--- Start ---

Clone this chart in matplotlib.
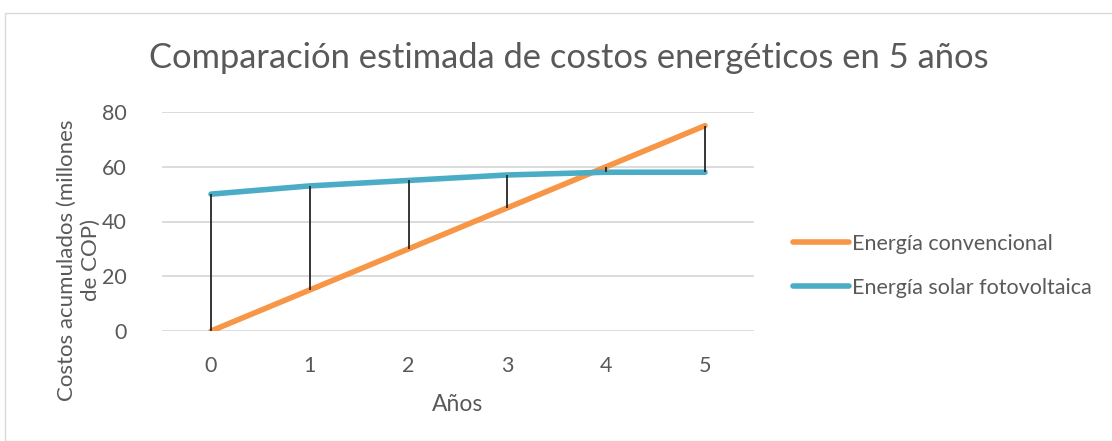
import matplotlib
matplotlib.use("Agg")
import matplotlib.pyplot as plt
from matplotlib.patches import Rectangle

years = [0, 1, 2, 3, 4, 5]
convencional = [0, 15, 30, 45, 60, 75]
solar = [50, 53, 55, 57, 58, 58]
yticks = [0, 20, 40, 60, 80]

FONT = "Lato"
GRAY = "#595959"
ORANGE = "#F79646"
TEAL = "#4BACC6"

W, H = 1112, 441
fig = plt.figure(figsize=(W / 100, H / 100), dpi=100)
fig.patches.append(Rectangle((5 / W, 0), 1.2, 1 - 13 / H, transform=fig.transFigure,
                             fill=False, edgecolor="#D9D9D9", linewidth=1))

x0, x1 = 161.6, 754.4
y0, y1 = 331, 112
ax = fig.add_axes([x0 / W, 1 - y0 / H, (x1 - x0) / W, (y0 - y1) / H])
ax.set_xlim(-0.5, 5.5)
ax.set_ylim(0, 80)

for y in yticks:
    ax.axhline(y, color="#D9D9D9", linewidth=1.3, zorder=0)

ax.vlines(years, convencional, solar, colors="#262626", linewidth=1.3, zorder=3)
ax.plot(years, convencional, color=ORANGE, linewidth=4.0, solid_capstyle="round",
        label="Energía convencional", zorder=2)
ax.plot(years, solar, color=TEAL, linewidth=4.0, solid_capstyle="round",
        label="Energía solar fotovoltaica", zorder=2)

for s in ax.spines.values():
    s.set_visible(False)
ax.set_xticks(years)
ax.set_xticklabels([str(v) for v in years], fontsize=15.5, color=GRAY, family=FONT)
ax.set_yticks(yticks)
ax.set_yticklabels([str(v) for v in yticks], fontsize=15.5, color=GRAY, family=FONT)
ax.tick_params(length=0, pad=25, axis="y")
ax.tick_params(length=0, pad=18, axis="x")

ax.set_xlabel("Años", fontsize=16.5, color=GRAY, family=FONT, labelpad=13)
fig.text(79 / W, 1 - 260 / H, "Costos acumulados (millones\nde COP)", rotation=90,
         ha="center", va="center", fontsize=16, color=GRAY, family=FONT,
         multialignment="center", linespacing=1.25)

fig.text(569 / W, 1 - 58 / H, "Comparación estimada de costos energéticos en 5 años",
         ha="center", va="center", fontsize=24.8, color=GRAY, family=FONT)

leg = fig.legend(loc="upper left", bbox_to_anchor=(793 / W, 1 - 234 / H), frameon=False,
                 prop={"family": FONT, "size": 15.5}, handlelength=2.6, handletextpad=0.15,
                 labelspacing=1.1, borderaxespad=0, borderpad=0)
for t in leg.get_texts():
    t.set_color(GRAY)

fig.savefig("out.png", dpi=100)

--- End ---

# Goal of the exercise
Without the pictures, write out the whole listing above exactly as it appears.

# Solution to this problem
Clone this chart in matplotlib.
import matplotlib
matplotlib.use("Agg")
import matplotlib.pyplot as plt
from matplotlib.patches import Rectangle

years = [0, 1, 2, 3, 4, 5]
convencional = [0, 15, 30, 45, 60, 75]
solar = [50, 53, 55, 57, 58, 58]
yticks = [0, 20, 40, 60, 80]

FONT = "Lato"
GRAY = "#595959"
ORANGE = "#F79646"
TEAL = "#4BACC6"

W, H = 1112, 441
fig = plt.figure(figsize=(W / 100, H / 100), dpi=100)
fig.patches.append(Rectangle((5 / W, 0), 1.2, 1 - 13 / H, transform=fig.transFigure,
                             fill=False, edgecolor="#D9D9D9", linewidth=1))

x0, x1 = 161.6, 754.4
y0, y1 = 331, 112
ax = fig.add_axes([x0 / W, 1 - y0 / H, (x1 - x0) / W, (y0 - y1) / H])
ax.set_xlim(-0.5, 5.5)
ax.set_ylim(0, 80)

for y in yticks:
    ax.axhline(y, color="#D9D9D9", linewidth=1.3, zorder=0)

ax.vlines(years, convencional, solar, colors="#262626", linewidth=1.3, zorder=3)
ax.plot(years, convencional, color=ORANGE, linewidth=4.0, solid_capstyle="round",
        label="Energía convencional", zorder=2)
ax.plot(years, solar, color=TEAL, linewidth=4.0, solid_capstyle="round",
        label="Energía solar fotovoltaica", zorder=2)

for s in ax.spines.values():
    s.set_visible(False)
ax.set_xticks(years)
ax.set_xticklabels([str(v) for v in years], fontsize=15.5, color=GRAY, family=FONT)
ax.set_yticks(yticks)
ax.set_yticklabels([str(v) for v in yticks], fontsize=15.5, color=GRAY, family=FONT)
ax.tick_params(length=0, pad=25, axis="y")
ax.tick_params(length=0, pad=18, axis="x")

ax.set_xlabel("Años", fontsize=16.5, color=GRAY, family=FONT, labelpad=13)
fig.text(79 / W, 1 - 260 / H, "Costos acumulados (millones\nde COP)", rotation=90,
         ha="center", va="center", fontsize=16, color=GRAY, family=FONT,
         multialignment="center", linespacing=1.25)

fig.text(569 / W, 1 - 58 / H, "Comparación estimada de costos energéticos en 5 años",
         ha="center", va="center", fontsize=24.8, color=GRAY, family=FONT)

leg = fig.legend(loc="upper left", bbox_to_anchor=(793 / W, 1 - 234 / H), frameon=False,
                 prop={"family": FONT, "size": 15.5}, handlelength=2.6, handletextpad=0.15,
                 labelspacing=1.1, borderaxespad=0, borderpad=0)
for t in leg.get_texts():
    t.set_color(GRAY)

fig.savefig("out.png", dpi=100)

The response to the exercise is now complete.